> **Material shown**:
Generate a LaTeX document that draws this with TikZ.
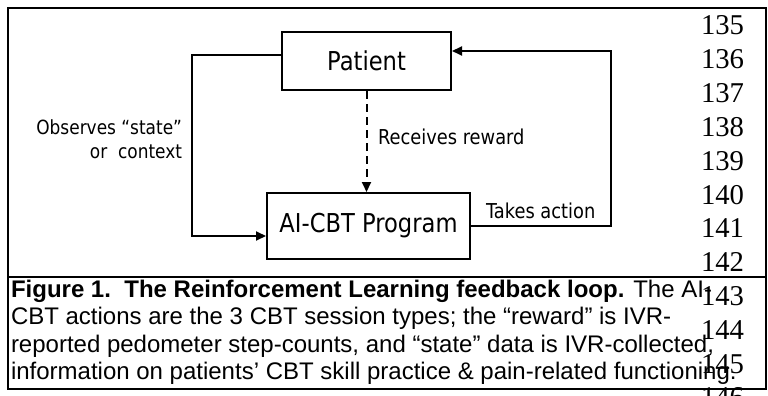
\documentclass[tikz,border=0pt]{standalone}
\usepackage{fontspec}
\setmainfont{Liberation Sans}
\newfontfamily\diagfont[FakeStretch=0.87]{DejaVu Sans}
\newfontfamily\numfont{Liberation Serif}
\usetikzlibrary{arrows.meta,calc}
\begin{document}
\begin{tikzpicture}[x=1pt,y=-1pt,line width=2pt,
  box/.style={draw,line width=2pt,inner sep=0pt,font=\diagfont\fontsize{26}{30}\selectfont},
  lbl/.style={inner sep=0pt,font=\diagfont\fontsize{20.5}{24}\selectfont},
  arr/.style={-{Triangle[length=10pt,width=9pt]},line width=2pt},
  dasharr/.style={arr,dash pattern=on 8pt off 5pt},
  numtext/.style={inner sep=0pt,anchor=base west,font=\numfont\fontsize{28.7}{33}\selectfont},
  captext/.style={inner sep=0pt,anchor=base west,font=\fontsize{24}{27.5}\selectfont},
  framestyle/.style={draw,line width=2pt}]
\useasboundingbox (0,0) rectangle (768,396);
% frame
\draw[framestyle] (8,8) rectangle (766,389);
\draw[framestyle] (8,277) -- (766,277);
% boxes
\node[box,minimum width=169pt,minimum height=58pt] (patient) at (366.5,61) {Patient};
\node[box,minimum width=203pt,minimum height=66pt] (prog) at (368.5,226) {AI-CBT Program};
% connectors
\coordinate (pl) at ($(patient.west)+(0,-6)$);
\coordinate (pr) at ($(patient.east)+(0,-10)$);
\coordinate (al) at ($(prog.west)+(0,10)$);
\coordinate (ar) at (prog.east);
\coordinate (lx) at (192,0);
\coordinate (rx) at (611,0);
\draw[arr] (pl) -- (pl -| lx) -- (al -| lx) -- (al);
\draw[arr] (ar) -- (ar -| rx) -- (pr -| rx) -- (pr);
\draw[dasharr] (patient.south) -- (patient.south |- prog.north);
% labels
\node[lbl,anchor=west] (recv) at (377,137) {Receives reward};
\node[lbl,anchor=west] (takes) at (485,211) {Takes action};
\node[lbl,anchor=east,align=right,font=\diagfont\fontsize{19.5}{23}\selectfont] (obs) at (183,139) {Observes “state”\\[1pt]or\ \ context};
% caption
\node[captext] (c1) at (10,297) {\textbf{Figure 1.\ \ The Reinforcement Learning feedback loop.} The AI-};
\node[captext] (c2) at (10,324.5) {CBT actions are the 3 CBT session types; the “reward” is IVR-};
\node[captext] (c3) at (10,352) {reported pedometer step-counts, and “state” data is IVR-collected,};
\node[captext] (c4) at (10,379.5) {information on patients’ CBT skill practice \& pain-related functioning.};
% line numbers
\foreach \n [count=\i from 0] in {135,136,137,138,139,140,141,142,143,144,145,146}
  \node[numtext] (ln\n) at (700,{35+33.8*\i}) {\n};
\end{tikzpicture}
\end{document}
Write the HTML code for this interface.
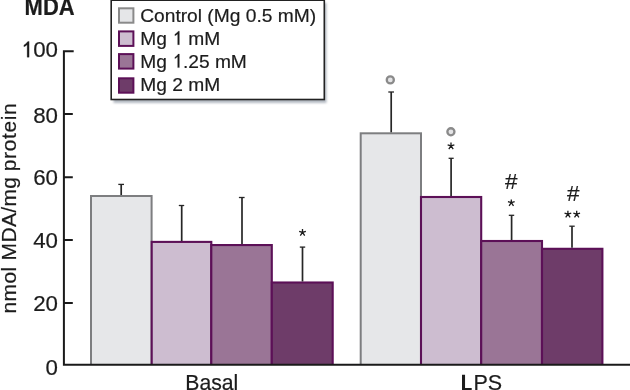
<!DOCTYPE html>
<html>
<head>
<meta charset="utf-8">
<title>MDA</title>
<style>
html,body{margin:0;padding:0;background:#fff;}
body{width:630px;height:390px;overflow:hidden;font-family:"Liberation Sans",sans-serif;}
svg{display:block;opacity:0.999;}
text{font-family:"Liberation Sans",sans-serif;fill:#1c1c1c;stroke:#1c1c1c;stroke-width:0.2px;}
</style>
</head>
<body>
<svg width="630" height="390" viewBox="0 0 630 390">
  <defs>
    <filter id="sh" x="-10%" y="-10%" width="130%" height="130%">
      <feGaussianBlur stdDeviation="0.8"/>
    </filter>
  </defs>
  <rect x="0" y="0" width="630" height="390" fill="#ffffff"/>

  <!-- title -->
  <text transform="translate(24.6 15.3) scale(1 1.06)" font-size="22" font-weight="bold" stroke-width="0">MDA</text>

  <!-- legend -->
  <rect x="113.5" y="3" width="213" height="100" fill="#b4bac2" filter="url(#sh)"/>
  <rect x="111.2" y="0.2" width="213.1" height="99.3" fill="#ffffff" stroke="#222222" stroke-width="1.6"/>
  <rect x="119" y="8.3" width="14.4" height="14.4" fill="#e5e6e8" stroke="#8a8a8a" stroke-width="2"/>
  <rect x="119" y="31.4" width="14.4" height="14.5" fill="#cdbdd0" stroke="#5c1057" stroke-width="2"/>
  <rect x="119" y="54.1" width="14.4" height="14.5" fill="#9a7596" stroke="#5c1057" stroke-width="2"/>
  <rect x="119" y="78.3" width="14.4" height="14.4" fill="#6e3c69" stroke="#5c1057" stroke-width="2"/>
  <g font-size="19.2">
  <text x="140.2" y="22.3">Control (Mg 0.5 mM)</text>
  <text x="140.2" y="44.7">Mg</text><path d="M763 0H583V1147Q530 1095 440 1040T285 955V1115Q410 1180 500 1275T647 1445H763Z" fill="#1c1c1c" stroke="#1c1c1c" stroke-width="24" transform="translate(172.21 44.7) scale(0.009375 -0.009375)"/><text x="188.22" y="44.7">mM</text>
  <text x="140.2" y="67.6">Mg</text><path d="M763 0H583V1147Q530 1095 440 1040T285 955V1115Q410 1180 500 1275T647 1445H763Z" fill="#1c1c1c" stroke="#1c1c1c" stroke-width="24" transform="translate(172.21 67.6) scale(0.009375 -0.009375)"/><text x="182.88" y="67.6">.25 mM</text>
  <text x="140.2" y="90.5">Mg 2 mM</text>
  </g>

  <clipPath id="cp"><rect x="0" y="0" width="630" height="364.75"/></clipPath>
  <g clip-path="url(#cp)">
  <!-- bars: Basal -->
  <rect x="91" y="196" width="60.6" height="170" fill="#e6e7e9" stroke="#7d7e80" stroke-width="2"/>
  <rect x="151.7" y="241.9" width="59.6" height="124" fill="#cdbdd0" stroke="#5c1057" stroke-width="2.1"/>
  <rect x="211.3" y="245.05" width="60.5" height="121" fill="#9a7596" stroke="#5c1057" stroke-width="2.1"/>
  <rect x="271.8" y="282.5" width="60.9" height="84" fill="#6e3c69" stroke="#5c1057" stroke-width="2.1"/>
  <!-- bars: LPS -->
  <rect x="360.7" y="133.3" width="60.3" height="233" fill="#e6e7e9" stroke="#7d7e80" stroke-width="2"/>
  <rect x="421" y="197" width="60.2" height="170" fill="#cdbdd0" stroke="#5c1057" stroke-width="2.1"/>
  <rect x="481.2" y="241" width="60.8" height="125" fill="#9a7596" stroke="#5c1057" stroke-width="2.1"/>
  <rect x="542" y="248.8" width="60.4" height="118" fill="#6e3c69" stroke="#5c1057" stroke-width="2.1"/>
  </g>

  <!-- error bars -->
  <g stroke="#262626" fill="none">
    <g stroke-width="1.7">
      <path d="M121.2 195V184.4"/>
      <path d="M181.7 241V205.5"/>
      <path d="M242 244V197.5"/>
      <path d="M302.5 281.5V247"/>
      <path d="M391.2 132.3V92"/>
      <path d="M451.1 196V158.3"/>
      <path d="M511.6 240V215.3"/>
      <path d="M572 247.8V226.2"/>
    </g>
    <g stroke-width="1.3">
      <path d="M118.3 184.4H124"/>
      <path d="M178.8 205.5H184.2"/>
      <path d="M238.9 197.5H244.6"/>
      <path d="M299.8 247.1H305.2"/>
      <path d="M388.3 92H394"/>
      <path d="M448.6 158.3H453.7"/>
      <path d="M508.8 215.3H514.2"/>
      <path d="M569.3 226.2H574.7"/>
    </g>
  </g>

  <!-- axes -->
  <g stroke="#1a1a1a" stroke-width="2" fill="none">
    <path d="M73.7 51.3H63.9V364.75H630"/>
    <path d="M64 114H72.8M64 177.2H72.8M64 239.9H72.8M64 303.1H72.8"/>
  </g>

  <!-- tick labels -->
  <g font-size="22.3" text-anchor="end">
    <path d="M763 0H583V1147Q530 1095 440 1040T285 955V1115Q410 1180 500 1275T647 1445H763Z" fill="#1c1c1c" stroke="#1c1c1c" stroke-width="24" transform="translate(20.80 57.2) scale(0.010889 -0.010889)"/>
    <text x="58" y="57.2">00</text>
    <text x="58" y="122.7">80</text>
    <text x="58" y="185.4">60</text>
    <text x="58" y="247.8">40</text>
    <text x="58" y="311.1">20</text>
    <text x="58" y="375">0</text>
  </g>

  <!-- y label -->
  <g stroke-width="0" transform="translate(16 313.4) rotate(-90)" font-size="21">
    <text x="0" y="0" letter-spacing="0.33" stroke-width="0">nmol MDA/mg</text>
    <text x="142.1" y="0" letter-spacing="0.65" stroke-width="0">protein</text>
  </g>

  <!-- x labels -->
  <g font-size="22" text-anchor="middle">
    <text x="211.8" y="390.3" font-size="21.2">Basal</text>
    <path d="M462 374.7H465.05V388.1H471.7V391H462Z" fill="#1c1c1c"/>
    <text x="473.45" y="390.2" text-anchor="start" font-size="21.5">PS</text>
  </g>

  <!-- symbols -->
  <path d="M0 0V-3.3M0 0L3.35 -1.05M0 0L-3.35 -1.05M0 0L2.2 3.2M0 0L-2.2 3.2" stroke="#1c1c1c" stroke-width="1.3" fill="none" transform="translate(302.5 232.4)"/>
  <path d="M0 0V-3.3M0 0L3.35 -1.05M0 0L-3.35 -1.05M0 0L2.2 3.2M0 0L-2.2 3.2" stroke="#1c1c1c" stroke-width="1.3" fill="none" transform="translate(451 145.9)"/>
  <path d="M0 0V-3.3M0 0L3.35 -1.05M0 0L-3.35 -1.05M0 0L2.2 3.2M0 0L-2.2 3.2" stroke="#1c1c1c" stroke-width="1.3" fill="none" transform="translate(511.3 202.7)"/>
  <path d="M0 0V-3.3M0 0L3.35 -1.05M0 0L-3.35 -1.05M0 0L2.2 3.2M0 0L-2.2 3.2" stroke="#1c1c1c" stroke-width="1.3" fill="none" transform="translate(567.9 214.1)"/>
  <path d="M0 0V-3.3M0 0L3.35 -1.05M0 0L-3.35 -1.05M0 0L2.2 3.2M0 0L-2.2 3.2" stroke="#1c1c1c" stroke-width="1.3" fill="none" transform="translate(576.7 214.1)"/>
  <g font-size="22" text-anchor="middle">
    <text x="511.2" y="189" font-size="22.5" stroke="#1c1c1c" stroke-width="0.65">#</text>
    <text x="573.2" y="201" font-size="22.5" stroke="#1c1c1c" stroke-width="0.65">#</text>
  </g>
  <g fill="#e4e4e6" stroke="#8a8a8a" stroke-width="2.3">
    <circle cx="390.3" cy="79.9" r="3.55"/>
    <circle cx="450.9" cy="131.8" r="3.55"/>
  </g>
</svg>
</body>
</html>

> **Work to be completed**: Collect every line from the records above that contains the word "this".

> **Correct result**:
Generate a LaTeX document that draws this with TikZ.
Write the HTML code for this interface.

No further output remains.